See also: bug 12526.
Comment 2 Jungshik Shin 2007-07-16 14:38:44 PDT
http://db66.vnet.cn/
is a variation on this.  Its strucutre
is

<script> very long .... </script><form> ...</form> <script ..></script>
<html>
<head>
<meta .... charset ...>
.....
Comment 3 Jungshik Shin 2007-11-06 13:35:32 PST
Another variation:

http://floraexpress.ru/

It starts with "<input>" tag.  Later, it has the correct <meta> tag to indicate charset. 

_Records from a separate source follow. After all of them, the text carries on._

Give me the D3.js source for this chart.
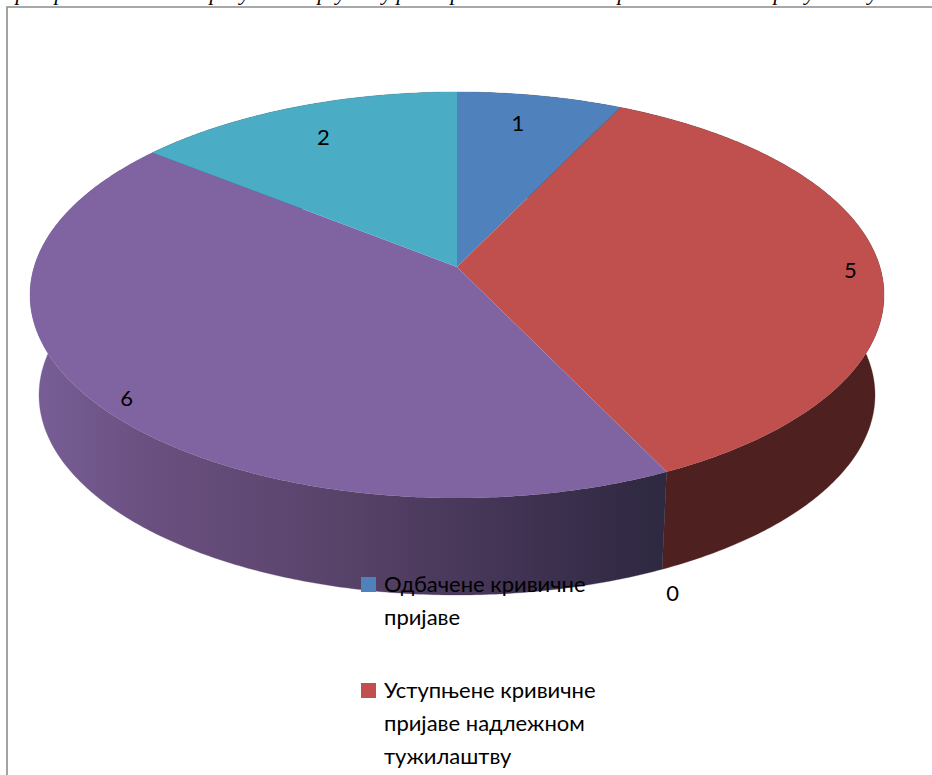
<!DOCTYPE html>
<html><head><meta charset="utf-8">
<script src="https://cdn.jsdelivr.net/npm/d3@7/dist/d3.min.js"></script>
<style>
html,body{margin:0;padding:0;background:#fff;overflow:hidden}
svg{display:block}
</style></head><body>
<svg id="c" width="932" height="775"></svg>
<script>
const categories = ["Одбачене кривичне пријаве","Уступњене кривичне пријаве надлежном тужилаштву","","",""];
const values = [1,5,0,6,2];
const topColors = ["#4f81bd","#c0504d","#9bbb59","#8064a2","#4bacc6"];
const legendLines = [["Одбачене кривичне","пријаве"],["Уступњене кривичне","пријаве надлежном","тужилаштву"]];
const clippedHeadingGlyphs = ["р","р","р","у","р","у","у","р","р","р","р","у","у"];

const W=932,H=775;
const svg=d3.select("#c");

// layout of the projected pie
const topE={cx:457,cy:295,rx:427,ry:203};
const botE={cx:457,cy:395,rx:418,ry:200};
const e=0.138;
function project(E,theta,r=1){
  const u=r*Math.sin(theta), v=-r*Math.cos(theta);
  const d=1-e*v;
  return [E.cx+E.rx*u*Math.sqrt(1-e*e)/d, E.cy+E.ry*(v-e)/d];
}
const arcs=d3.pie().sort(null).value(d=>d)(values);
const line=d3.line();
function samples(a){
  const n=Math.max(2,Math.ceil((a.endAngle-a.startAngle)/0.01));
  return d3.range(n+1).map(i=>a.startAngle+(a.endAngle-a.startAngle)*i/n);
}

// side gradient for the purple slice
const defs=svg.append("defs");
const g=defs.append("linearGradient").attr("id","sidePurple").attr("gradientUnits","userSpaceOnUse")
  .attr("x1",35).attr("x2",665).attr("y1",0).attr("y2",0);
[[0,"#775e96"],[0.18,"#6a5080"],[0.5,"#574268"],[0.8,"#3e3150"],[1,"#2e2840"]].forEach(s=>g.append("stop").attr("offset",s[0]).attr("stop-color",s[1]));
const sideFill=["#2a4260","url(#sidePurple)".replace("url(#sidePurple)","#4e201f"),"#4e201f","url(#sidePurple)","#26606e"];

// top clipped heading descenders
const glyphX=[21,60,215,245,323,341,387,402,456,623,779,810,873];
svg.append("g").selectAll("text").data(clippedHeadingGlyphs).join("text")
  .attr("x",(d,i)=>glyphX[i]).attr("y",0).attr("text-anchor","middle")
  .attr("font-family","'Liberation Serif'").attr("font-style","italic").attr("font-size",22).attr("fill","#000")
  .text(d=>d);

// frame
svg.append("path").attr("d",`M7 775V7H932`).attr("fill","none").attr("stroke","#8c8c8c").attr("stroke-width",1.6);

// sides
const sides=svg.append("g");
arcs.forEach((a,i)=>{
  if(a.endAngle-a.startAngle<=0) return;
  const ts=samples(a);
  const pts=ts.map(t=>project(topE,t)).concat(ts.slice().reverse().map(t=>project(botE,t)));
  sides.append("path").attr("d",line(pts)+"Z").attr("fill",sideFill[i]).attr("stroke",sideFill[i]).attr("stroke-width",0.3);
});
// tops
const tops=svg.append("g");
const apex=project(topE,0,0);
arcs.forEach((a,i)=>{
  if(a.endAngle-a.startAngle<=0) return;
  const pts=[apex].concat(samples(a).map(t=>project(topE,t)));
  tops.append("path").attr("d",line(pts)+"Z").attr("fill",topColors[i]);
});

// value labels
const labelPlace=[[.8,-7,-4],[.93,0,3],[1,6,121],[.92,0,6],[.8,0,0]];
const labelFont="Lato, Carlito, 'Open Sans', sans-serif";
svg.append("g").selectAll("text").data(arcs).join("text")
  .attr("x",(a,i)=>project(topE,(a.startAngle+a.endAngle)/2,labelPlace[i][0])[0]+labelPlace[i][1])
  .attr("y",(a,i)=>project(topE,(a.startAngle+a.endAngle)/2,labelPlace[i][0])[1]+labelPlace[i][2])
  .attr("text-anchor","middle").attr("dominant-baseline","central")
  .attr("font-family",labelFont).attr("font-size",22).attr("fill","#000")
  .text(a=>a.value);

// legend
const lg=svg.append("g");
const legendTop=[577,683];
legendLines.forEach((lines,i)=>{
  lg.append("rect").attr("x",361).attr("y",legendTop[i]).attr("width",15).attr("height",15).attr("fill",topColors[i]);
  lines.forEach((t,j)=>{
    lg.append("text").attr("x",384).attr("y",legendTop[i]+15+j*33.2)
      .attr("font-family",labelFont).attr("font-size",22).attr("fill","#000").text(t);
  });
});
</script>
</body></html>
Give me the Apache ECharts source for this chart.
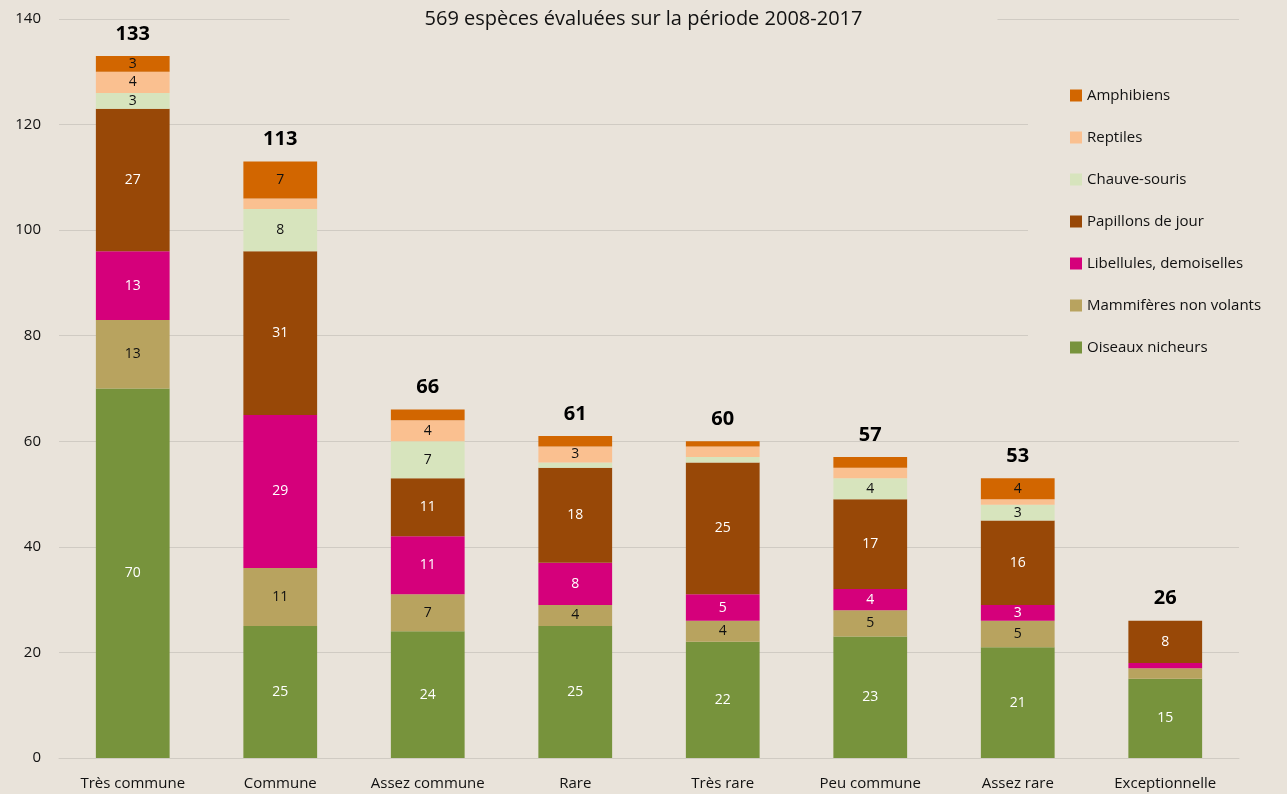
<!DOCTYPE html>
<html>
<head>
<meta charset="utf-8">
<script src="https://cdn.jsdelivr.net/npm/echarts@6/dist/echarts.min.js"></script>
<style>
  html, body { margin: 0; padding: 0; background: #e9e3da; }
  #main { width: 1287px; height: 794px; }
</style>
</head>
<body>
<div id="main"></div>
<script>
var categories = ['Très commune', 'Commune', 'Assez commune', 'Rare', 'Très rare', 'Peu commune', 'Assez rare', 'Exceptionnelle'];

var oiseaux     = [70, 25, 24, 25, 22, 23, 21, 15];
var mammiferes  = [13, 11, 7, 4, 4, 5, 5, 2];
var libellules  = [13, 29, 11, 8, 5, 4, 3, 1];
var papillons   = [27, 31, 11, 18, 25, 17, 16, 8];
var chauves     = [3, 8, 7, 1, 1, 4, 3, 0];
var reptiles    = [4, 2, 4, 3, 2, 2, 1, 0];
var amphibiens  = [3, 7, 2, 2, 1, 2, 4, 0];
var totals      = [133, 113, 66, 61, 60, 57, 53, 26];

var yTicks = [0, 20, 40, 60, 80, 100, 120, 140];

var font = 'Open Sans';
var chart = echarts.init(document.getElementById('main'));

// une série empilée par groupe
function serie(name, data, color, labelColor) {
    return {
        name: name,
        type: 'bar',
        stack: 'total',
        barWidth: '50%',
        data: data,
        itemStyle: { color: color },
        label: {
            show: true,
            position: 'inside',
            color: labelColor,
            fontFamily: font,
            fontSize: 14,
            formatter: function (p) { return p.value >= 3 ? p.value : ''; }
        }
    };
}

var option = {
    backgroundColor: '#e9e3da',
    animation: false,
    title: {
        text: '569 espèces évaluées sur la période 2008-2017',
        left: 'center',
        top: 5,
        backgroundColor: '#e9e3da',
        padding: [4, 135, 4, 135],
        textStyle: { fontFamily: font, fontSize: 20, fontWeight: 'normal', color: '#111' }
    },
    grid: { left: 59, right: 48, top: 19, bottom: 36 },
    // fond de la légende : cache le quadrillage derrière
    graphic: [{
        type: 'rect',
        z: 3,
        shape: { x: 1028, y: 66, width: 259, height: 300 },
        style: { fill: '#e9e3da' }
    }],
    legend: {
        orient: 'vertical',
        left: 1064,
        top: 80,
        itemGap: 27,
        itemWidth: 12,
        itemHeight: 12,
        icon: 'rect',
        padding: [8, 10, 8, 6],
        textStyle: { fontFamily: font, fontSize: 15, color: '#111' },
        data: ['Amphibiens', 'Reptiles', 'Chauve-souris', 'Papillons de jour', 'Libellules, demoiselles', 'Mammifères non volants', 'Oiseaux nicheurs']
    },
    xAxis: {
        type: 'category',
        data: categories,
        axisLine: { lineStyle: { color: '#d0cbc3' } },
        axisTick: { show: false },
        axisLabel: { interval: 0, fontFamily: font, fontSize: 15, color: '#111', margin: 18 }
    },
    yAxis: {
        type: 'value',
        min: yTicks[0],
        max: yTicks[yTicks.length - 1],
        interval: 20,
        axisLine: { show: false },
        axisTick: { show: false },
        splitLine: { lineStyle: { color: '#d0cbc3', width: 1 } },
        axisLabel: { fontFamily: font, fontSize: 15, color: '#111', margin: 18 }
    },
    series: [
        serie('Oiseaux nicheurs', oiseaux, '#77933c', '#ffffff'),
        serie('Mammifères non volants', mammiferes, '#b8a35f', '#111'),
        serie('Libellules, demoiselles', libellules, '#d5007b', '#ffffff'),
        serie('Papillons de jour', papillons, '#984807', '#ffffff'),
        serie('Chauve-souris', chauves, '#d7e4bd', '#111'),
        serie('Reptiles', reptiles, '#fac090', '#111'),
        serie('Amphibiens', amphibiens, '#d26600', '#111'),
        {
            name: 'Total',
            type: 'scatter',
            data: totals,
            symbolSize: 0,
            silent: true,
            itemStyle: { opacity: 1 },
            label: {
                show: true,
                position: 'top',
                distance: 12,
                fontFamily: font,
                fontSize: 20,
                fontWeight: 'bold',
                color: '#000',
                formatter: '{c}'
            }
        }
    ]
};

option && chart.setOption(option);
</script>
</body>
</html>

Comment 4 David Kilzer (:ddkilzer) 2007-11-07 05:29:19 PST
Created attachment 17107 [details]
Yahoo! Mail example

This (partial) reduction is an example of a HTML-based mail message (about Sandvox) rendering with the wrong charset due to a "late" <meta> tag.  It was originally displayed within Yahoo! Mail, although I stripped out almost all of the Y! Mail bits for the reduction.

Note the rendering of the apostrophes in the body of the message, and compare to Opera 9.22 and Firefox 2.0.0.9.
Comment 5 Alexey Proskuryakov 2007-12-27 00:38:05 PST
Fixed in <http://trac.webkit.org/projects/webkit/changeset/28998>.